◆ EXERCISE: All of the lines below are to be printed again exactly; images are excluded from the output.

◆ PROVIDED MATERIAL:

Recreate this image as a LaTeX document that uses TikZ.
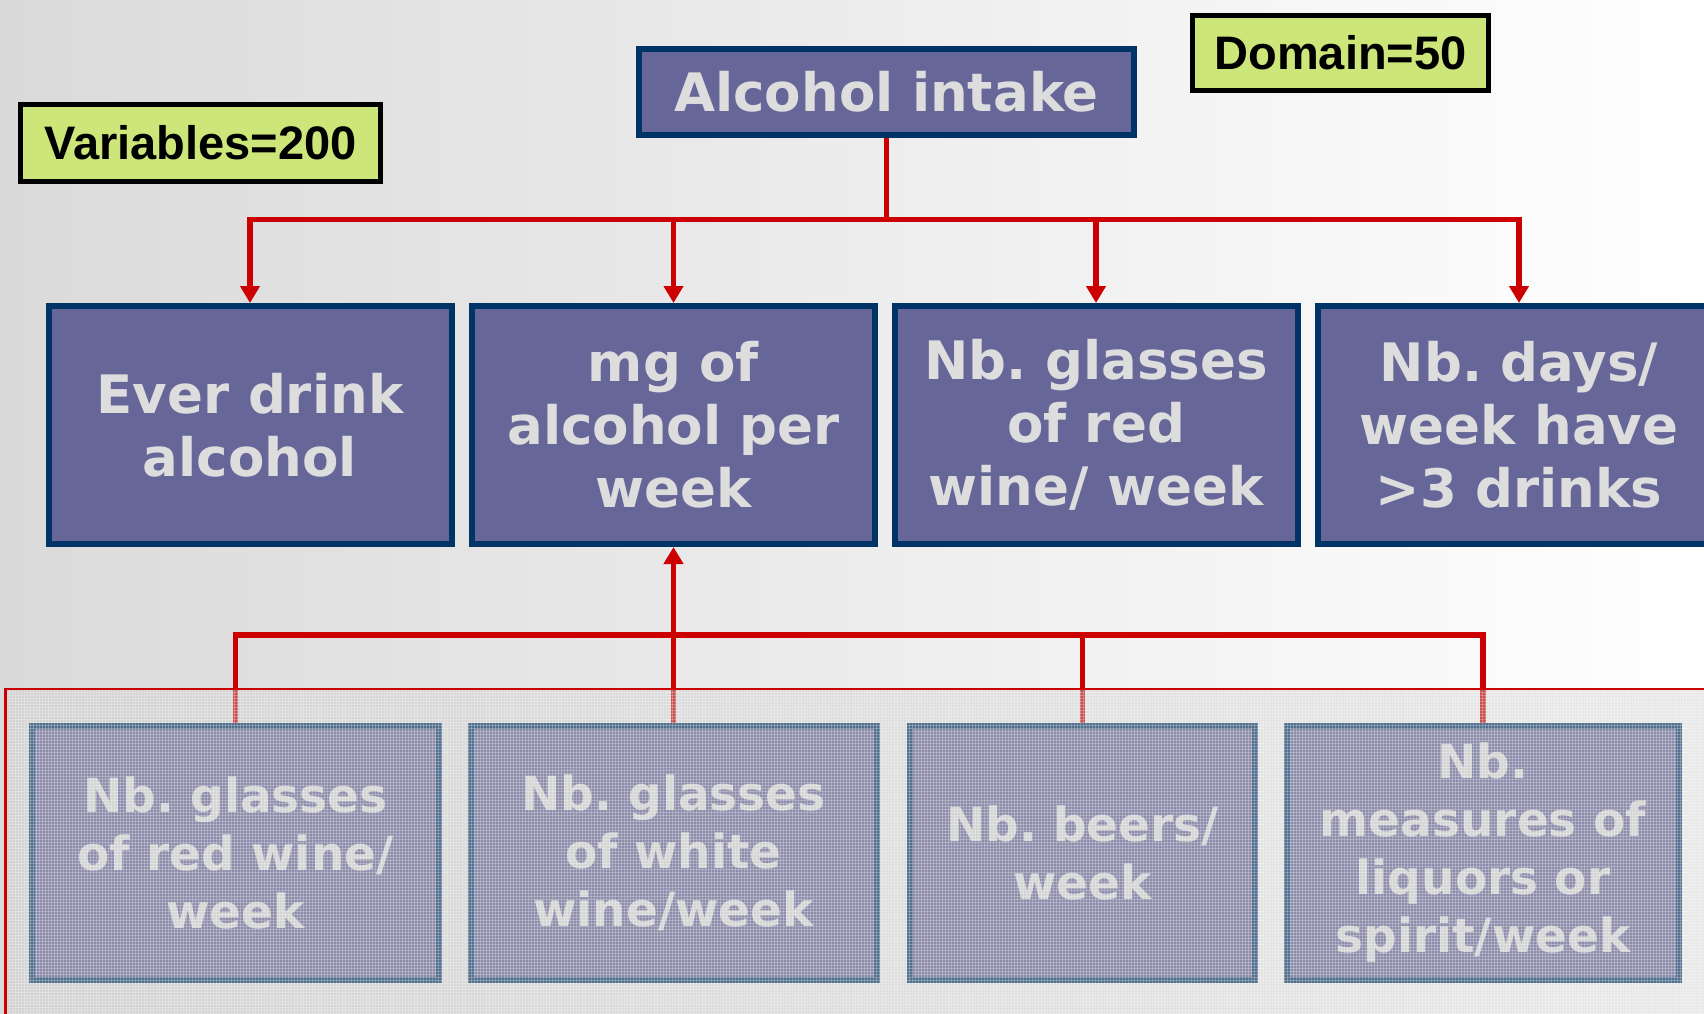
\documentclass[tikz,border=0pt]{standalone}
\usepackage{fontspec}
\setmainfont{DejaVu Sans}
\newfontfamily\arialfont{Liberation Sans}
\usetikzlibrary{arrows.meta,patterns}
\frenchspacing
\definecolor{boxfill}{HTML}{666699}
\definecolor{boxline}{HTML}{003366}
\definecolor{boxtext}{HTML}{DDDDDD}
\definecolor{connred}{HTML}{CC0000}
\definecolor{tagfill}{HTML}{CCE67A}
\definecolor{bgleft}{HTML}{DADADA}
\definecolor{veil}{HTML}{C8C8C8}
\begin{document}
\begin{tikzpicture}[x=1pt,y=-1pt,
  box/.style={draw=boxline, line width=6pt, fill=boxfill, text=boxtext,
    font=\bfseries\fontsize{53}{63}\selectfont, align=center, inner sep=0pt},
  lowbox/.style={box, font=\bfseries\fontsize{47}{58}\selectfont, minimum height=254pt},
  midbox/.style={box, minimum width=403pt, minimum height=238pt},
  tag/.style={draw=black, line width=5pt, fill=tagfill, text=black,
    font=\arialfont\bfseries\fontsize{47}{56}\selectfont, inner sep=0pt},
  conn/.style={draw=connred, line width=5.5pt, line join=miter},
  arr/.style={conn, -{Triangle[width=19pt,length=17pt]}}
]
\useasboundingbox (0,0) rectangle (1704,1013);
\clip (0,0) rectangle (1704,1013);
\shade[left color=bgleft, right color=white] (0,0) rectangle (1704,1013);

% tags
\node[tag, minimum width=360pt, minimum height=77pt] (vars) at (200.5,143) {Variables=200};
\node[tag, minimum width=296pt, minimum height=75pt] (dom) at (1340.5,53) {Domain=50};

% top
\node[box, minimum width=495pt, minimum height=86pt] (top) at (886.5,92) {Alcohol intake};

% middle row
\node[midbox] (m1) at (250,425) {Ever drink\\alcohol};
\node[midbox] (m2) at (673.5,425) {mg of\\alcohol per\\week};
\node[midbox] (m3) at (1096,425) {Nb. glasses\\of red\\wine/ week};
\node[midbox] (m4) at (1519,425) {Nb. days/\\week have\\>3 drinks};

% bottom row
\node[lowbox, minimum width=407pt] (b1) at (235.5,852.5) {Nb. glasses\\of red wine/\\week};
\node[lowbox, minimum width=406pt] (b2) at (673.5,852.5) {Nb. glasses\\of white\\wine/week};
\node[lowbox, minimum width=345pt] (b3) at (1082.5,852.5) {Nb. beers/\\week};
\node[lowbox, minimum width=392pt] (b4) at (1483,852.5) {Nb.\\measures of\\liquors or\\spirit/week};

% top connectors
\coordinate (busT) at (886.5,219.5);
\draw[conn] (top.south) -- (busT);
\draw[arr] (busT) -| (m1.north);
\draw[arr] (busT) -| (m2.north);
\draw[arr] (busT) -| (m3.north);
\draw[arr] (busT) -| (m4.north);

% bottom connectors
\coordinate (busB) at (673.5,635);
\draw[conn] (b1.north) |- (busB);
\draw[conn] (b3.north) |- (busB);
\draw[conn] (b4.north) |- (busB);
\draw[arr] (b2.north) -- (m2.south);

% faded overlay on the lower area
\fill[veil, opacity=0.4] (5.5,689) rectangle (1720,1030);
\fill[pattern=grid, pattern color=white, opacity=0.25] (5.5,689) rectangle (1720,1030);
\draw[connred, line width=2.5pt] (5.5,1030) -- (5.5,689) -- (1720,689);
\end{tikzpicture}
\end{document}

◆ TASK RESPONSE:
Recreate this image as a LaTeX document that uses TikZ.
\documentclass[tikz,border=0pt]{standalone}
\usepackage{fontspec}
\setmainfont{DejaVu Sans}
\newfontfamily\arialfont{Liberation Sans}
\usetikzlibrary{arrows.meta,patterns}
\frenchspacing
\definecolor{boxfill}{HTML}{666699}
\definecolor{boxline}{HTML}{003366}
\definecolor{boxtext}{HTML}{DDDDDD}
\definecolor{connred}{HTML}{CC0000}
\definecolor{tagfill}{HTML}{CCE67A}
\definecolor{bgleft}{HTML}{DADADA}
\definecolor{veil}{HTML}{C8C8C8}
\begin{document}
\begin{tikzpicture}[x=1pt,y=-1pt,
  box/.style={draw=boxline, line width=6pt, fill=boxfill, text=boxtext,
    font=\bfseries\fontsize{53}{63}\selectfont, align=center, inner sep=0pt},
  lowbox/.style={box, font=\bfseries\fontsize{47}{58}\selectfont, minimum height=254pt},
  midbox/.style={box, minimum width=403pt, minimum height=238pt},
  tag/.style={draw=black, line width=5pt, fill=tagfill, text=black,
    font=\arialfont\bfseries\fontsize{47}{56}\selectfont, inner sep=0pt},
  conn/.style={draw=connred, line width=5.5pt, line join=miter},
  arr/.style={conn, -{Triangle[width=19pt,length=17pt]}}
]
\useasboundingbox (0,0) rectangle (1704,1013);
\clip (0,0) rectangle (1704,1013);
\shade[left color=bgleft, right color=white] (0,0) rectangle (1704,1013);

% tags
\node[tag, minimum width=360pt, minimum height=77pt] (vars) at (200.5,143) {Variables=200};
\node[tag, minimum width=296pt, minimum height=75pt] (dom) at (1340.5,53) {Domain=50};

% top
\node[box, minimum width=495pt, minimum height=86pt] (top) at (886.5,92) {Alcohol intake};

% middle row
\node[midbox] (m1) at (250,425) {Ever drink\\alcohol};
\node[midbox] (m2) at (673.5,425) {mg of\\alcohol per\\week};
\node[midbox] (m3) at (1096,425) {Nb. glasses\\of red\\wine/ week};
\node[midbox] (m4) at (1519,425) {Nb. days/\\week have\\>3 drinks};

% bottom row
\node[lowbox, minimum width=407pt] (b1) at (235.5,852.5) {Nb. glasses\\of red wine/\\week};
\node[lowbox, minimum width=406pt] (b2) at (673.5,852.5) {Nb. glasses\\of white\\wine/week};
\node[lowbox, minimum width=345pt] (b3) at (1082.5,852.5) {Nb. beers/\\week};
\node[lowbox, minimum width=392pt] (b4) at (1483,852.5) {Nb.\\measures of\\liquors or\\spirit/week};

% top connectors
\coordinate (busT) at (886.5,219.5);
\draw[conn] (top.south) -- (busT);
\draw[arr] (busT) -| (m1.north);
\draw[arr] (busT) -| (m2.north);
\draw[arr] (busT) -| (m3.north);
\draw[arr] (busT) -| (m4.north);

% bottom connectors
\coordinate (busB) at (673.5,635);
\draw[conn] (b1.north) |- (busB);
\draw[conn] (b3.north) |- (busB);
\draw[conn] (b4.north) |- (busB);
\draw[arr] (b2.north) -- (m2.south);

% faded overlay on the lower area
\fill[veil, opacity=0.4] (5.5,689) rectangle (1720,1030);
\fill[pattern=grid, pattern color=white, opacity=0.25] (5.5,689) rectangle (1720,1030);
\draw[connred, line width=2.5pt] (5.5,1030) -- (5.5,689) -- (1720,689);
\end{tikzpicture}
\end{document}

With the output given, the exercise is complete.